Cutting Up a Whole Chicken

I have long held that buying a whole chicken is much more thrifty and economical than just buying parts. However, for some recipes you do need to know how to break down the bird into parts. It used to be that this was a skill everyone had (mainly because chicken only came whole) but it seems to have faded. Fear not! Here are some instructions, based on the ones in The Joy of Cooking.

1) With the bird breast-side up, cut the leg away from the body. Pull on the leg as you cut and find the hip joint. Cut all the way around the thigh on the back side of the chicken. Once the joint is exposed, crack it and the leg should come right off. Do this with the other leg, too.

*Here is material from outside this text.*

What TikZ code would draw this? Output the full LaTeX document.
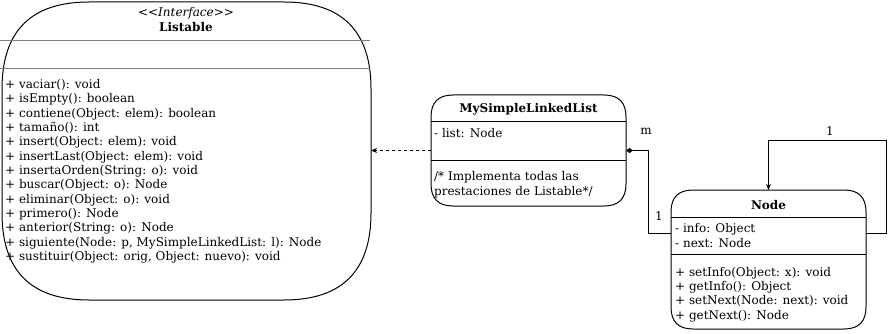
\documentclass[tikz,border=0pt]{standalone}
\usepackage{fontspec}
\setmainfont{DejaVu Serif}
\usetikzlibrary{arrows.meta}

% box with soft corners: x, y, width, height, radius
\newcommand{\softbox}[5]{%
    \draw[line width=1pt] ({#1+#5},#2) -- ({#1+#3-#5},#2)
        .. controls ({#1+#3-#5/3},#2) and ({#1+#3},{#2+#5/3}) .. ({#1+#3},{#2+#5})
        -- ({#1+#3},{#2+#4-#5})
        .. controls ({#1+#3},{#2+#4-#5/3}) and ({#1+#3-#5/3},{#2+#4}) .. ({#1+#3-#5},{#2+#4})
        -- ({#1+#5},{#2+#4})
        .. controls ({#1+#5/3},{#2+#4}) and (#1,{#2+#4-#5/3}) .. (#1,{#2+#4-#5})
        -- (#1,{#2+#5})
        .. controls (#1,{#2+#5/3}) and ({#1+#5/3},#2) .. cycle;}

\tikzset{
    txt/.style={inner sep=0pt, font=\fontsize{12}{14.33}\selectfont},
    memb/.style={txt, anchor=base west, align=left},
    classbox/.style={anchor=north west, inner sep=0pt, outer sep=0pt},
    sep/.style={line width=1pt},
    assoc/.style={line width=1pt},
}

\begin{document}
\begin{tikzpicture}[x=1pt,y=-1pt]
    \useasboundingbox (0,0) rectangle (894,334);

    % interface Listable
    \node[classbox, minimum width=369pt, minimum height=298pt] (listable) at (2,2) {};
    \softbox{2}{2}{369}{298}{87}
    \node[txt] (stereo) at (186,13) {\itshape <\kern0pt<Interface>\kern0pt>};
    \node[txt] (lname) at (186,27) {\bfseries Listable};
    \draw[gray, line width=0.8pt] (0,40) -- (370,40);
    \draw[gray, line width=0.8pt] (0,68) -- (370,68);
    \node[memb] (lops) at (5,260.5) {+ vaciar(): void\\
        + isEmpty(): boolean\\
        + contiene(Object: elem): boolean\\
        + tamaño(): int\\
        + insert(Object: elem): void\\
        + insertLast(Object: elem): void\\
        + insertaOrden(String: o): void\\
        + buscar(Object: o): Node\\
        + eliminar(Object: o): void\\
        + primero(): Node\\
        + anterior(String: o): Node\\
        + siguiente(Node: p, MySimpleLinkedList: l): Node\\
        + sustituir(Object: orig, Object: nuevo): void};

    % class MySimpleLinkedList
    \node[classbox, minimum width=195pt, minimum height=111pt] (linkedlist) at (431,95) {};
    \softbox{431}{95}{195}{111}{22}
    \node[txt] (llname) at (528.5,109) {\bfseries MySimpleLinkedList};
    \draw[sep] (431,122) -- (626,122);
    \draw[sep] (431,160) -- (626,160);
    \node[memb] (llattr) at (434,138) {- list: Node};
    \node[memb] (llops) at (434,195.3) {/* Implementa todas las\\prestaciones de Listable*/};

    % class Node
    \node[classbox, minimum width=195pt, minimum height=139pt] (nodecls) at (671,190) {};
    \softbox{671}{190}{195}{139}{22}
    \node[txt] (nname) at (768.5,205) {\bfseries Node};
    \draw[sep] (671,217) -- (866,217);
    \draw[sep] (671,254) -- (866,254);
    \node[memb] (nattr) at (675,247.3) {- info: Object\\- next: Node};
    \node[memb] (nops) at (675,319) {+ setInfo(Object: x): void\\
        + getInfo(): Object\\
        + setNext(Node: next): void\\
        + getNext(): Node};

    \coordinate (nodein) at (671,233);
    \coordinate (nodeout) at (866,233);

    % relations
    \draw[assoc, dashed, -{Stealth[length=6pt,width=5pt]}] (linkedlist.west) -- (linkedlist.west -| listable.east);
    \draw[assoc, {Diamond[length=7pt,width=5pt]}-] (linkedlist.east) -- ++(22,0) |- (nodein);
    \draw[assoc, -{Stealth[length=6pt,width=5pt]}] (nodeout) -- ++(20,0) |- ([yshift=49pt]nodecls.north) -- (nodecls.north);

    \node[txt] (mult1) at (646,131) {m};
    \node[txt] (mult2) at (659,216) {1};
    \node[txt] (mult3) at (830,131) {1};
\end{tikzpicture}
\end{document}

Set them aside.

2) pull the wings away from the body and cut around the joint. I usually leave a little bit of the breast attached to the wing to make a bigger serving. Once you find the joint, cut through it. I also remove the wing tips and reserve them for stock or give them to a deserving dog.

3) to separate the breast from the back, cut through the ribs on either side with a sharp knife or shears. Make sure to cut close to the backbone or you will lose some good meat. Reserve the back for stock.

4) To split the breast, find the wishbone–it is at the thick end– and scrape it free. Lay the breast skin side down. With a large, sharp knife cut through the breastbone down the middle. Sometimes you may want to quarter the breast. To do this, lay the breast skin side up and cut diagonally through it.

5) Now back to the legs: flex and crack the joint between the drumstick and the thigh. There is a thin layer of fat between these two pieces. If you cut along it they should separate with relative ease.

And now you should have a bunch of chicken parts and some stuff for amazing stock. Get cooking!